Here Molly Greene moves beyond the hostile "Christian" versus "Muslim"
divide that has colored many historical interpretations of the early
modern Mediterranean, and reveals a society with a far richer set of
cultural and social dynamics. She focuses on Crete, which the Ottoman
Empire wrested from Venetian control in 1669. Historians of Europe have
traditionally viewed the victory as a watershed, the final step in the
Muslim conquest of the eastern Mediterranean and the obliteration of
Crete's thriving Latin-based culture. But to what extent did the
conquest actually change life on Crete? Greene brings a new perspective
to bear on this episode, and on the eastern Mediterranean in general.
She argues that no sharp divide separated the Venetian and Ottoman eras
because the Cretans were already part of a world where Latin Christians,
Muslims, and Eastern Orthodox Christians had been intermingling for
several centuries, particularly in the area of commerce.

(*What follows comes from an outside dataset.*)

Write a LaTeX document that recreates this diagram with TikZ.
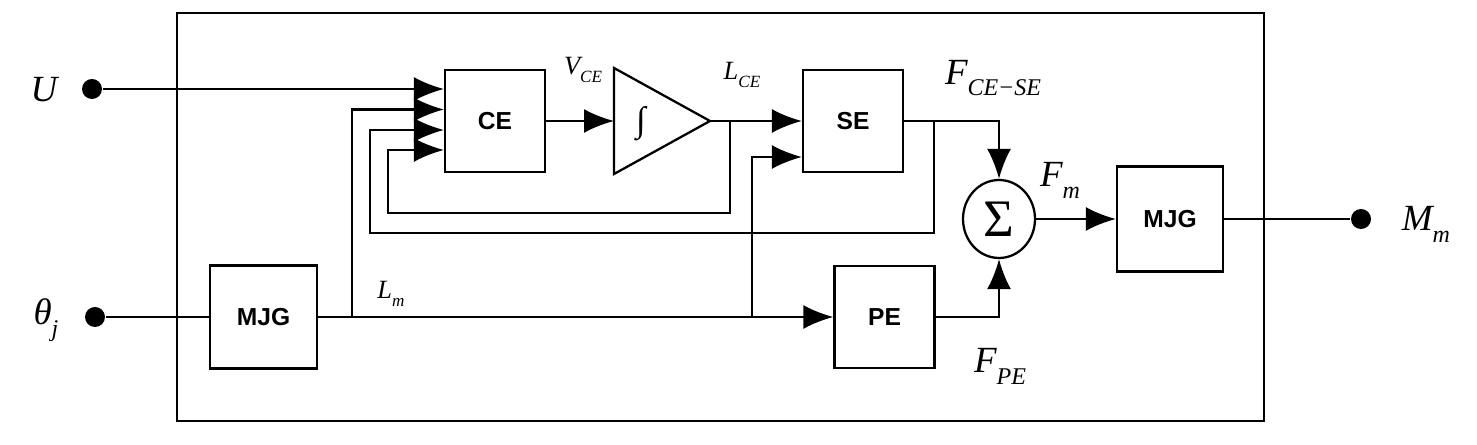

Greene also notes that the Ottoman conquest of Crete represented not
only the extension of Muslim rule to an island that once belonged to a
Christian power, but also the strengthening of Eastern Orthodoxy at the
expense of Latin Christianity, and ultimately the Orthodox reconquest of
the eastern Mediterranean. Greene concludes that despite their religious
differences, both the Venetian Republic and the Ottoman Empire
represented the ancien régime in the Mediterranean, which accounts for
numerous similarities between Venetian and Ottoman Crete. The true push
for change in the region would come later from Northern Europe.